** Start of Dataset content **

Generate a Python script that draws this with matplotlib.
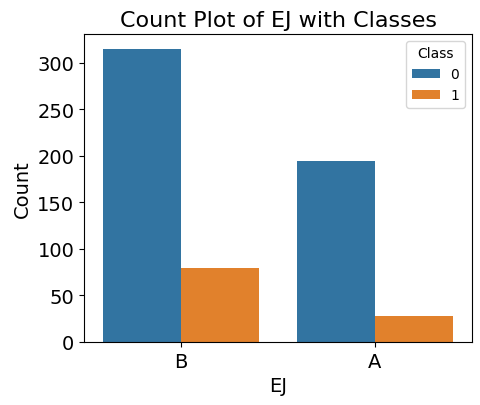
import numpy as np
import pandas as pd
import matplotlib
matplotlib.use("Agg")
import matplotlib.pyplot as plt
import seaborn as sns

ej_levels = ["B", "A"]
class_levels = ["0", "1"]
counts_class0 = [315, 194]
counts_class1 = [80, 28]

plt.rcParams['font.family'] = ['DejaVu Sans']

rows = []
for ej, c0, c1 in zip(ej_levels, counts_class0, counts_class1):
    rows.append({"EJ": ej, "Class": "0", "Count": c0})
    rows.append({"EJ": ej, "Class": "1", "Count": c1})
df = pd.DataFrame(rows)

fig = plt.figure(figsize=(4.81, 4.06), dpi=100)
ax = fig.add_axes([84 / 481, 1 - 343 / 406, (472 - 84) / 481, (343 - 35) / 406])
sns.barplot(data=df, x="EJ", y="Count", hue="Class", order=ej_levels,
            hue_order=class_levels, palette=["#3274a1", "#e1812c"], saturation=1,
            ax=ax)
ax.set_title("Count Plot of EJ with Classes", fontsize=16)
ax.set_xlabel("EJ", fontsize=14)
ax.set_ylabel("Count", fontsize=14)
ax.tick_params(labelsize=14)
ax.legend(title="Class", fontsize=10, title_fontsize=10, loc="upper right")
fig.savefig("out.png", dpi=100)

** End of Dataset content **

_Given task_
Repeat the material above in full and exactly, omitting the pictures.

_Answer to this problem_
Generate a Python script that draws this with matplotlib.
import numpy as np
import pandas as pd
import matplotlib
matplotlib.use("Agg")
import matplotlib.pyplot as plt
import seaborn as sns

ej_levels = ["B", "A"]
class_levels = ["0", "1"]
counts_class0 = [315, 194]
counts_class1 = [80, 28]

plt.rcParams['font.family'] = ['DejaVu Sans']

rows = []
for ej, c0, c1 in zip(ej_levels, counts_class0, counts_class1):
    rows.append({"EJ": ej, "Class": "0", "Count": c0})
    rows.append({"EJ": ej, "Class": "1", "Count": c1})
df = pd.DataFrame(rows)

fig = plt.figure(figsize=(4.81, 4.06), dpi=100)
ax = fig.add_axes([84 / 481, 1 - 343 / 406, (472 - 84) / 481, (343 - 35) / 406])
sns.barplot(data=df, x="EJ", y="Count", hue="Class", order=ej_levels,
            hue_order=class_levels, palette=["#3274a1", "#e1812c"], saturation=1,
            ax=ax)
ax.set_title("Count Plot of EJ with Classes", fontsize=16)
ax.set_xlabel("EJ", fontsize=14)
ax.set_ylabel("Count", fontsize=14)
ax.tick_params(labelsize=14)
ax.legend(title="Class", fontsize=10, title_fontsize=10, loc="upper right")
fig.savefig("out.png", dpi=100)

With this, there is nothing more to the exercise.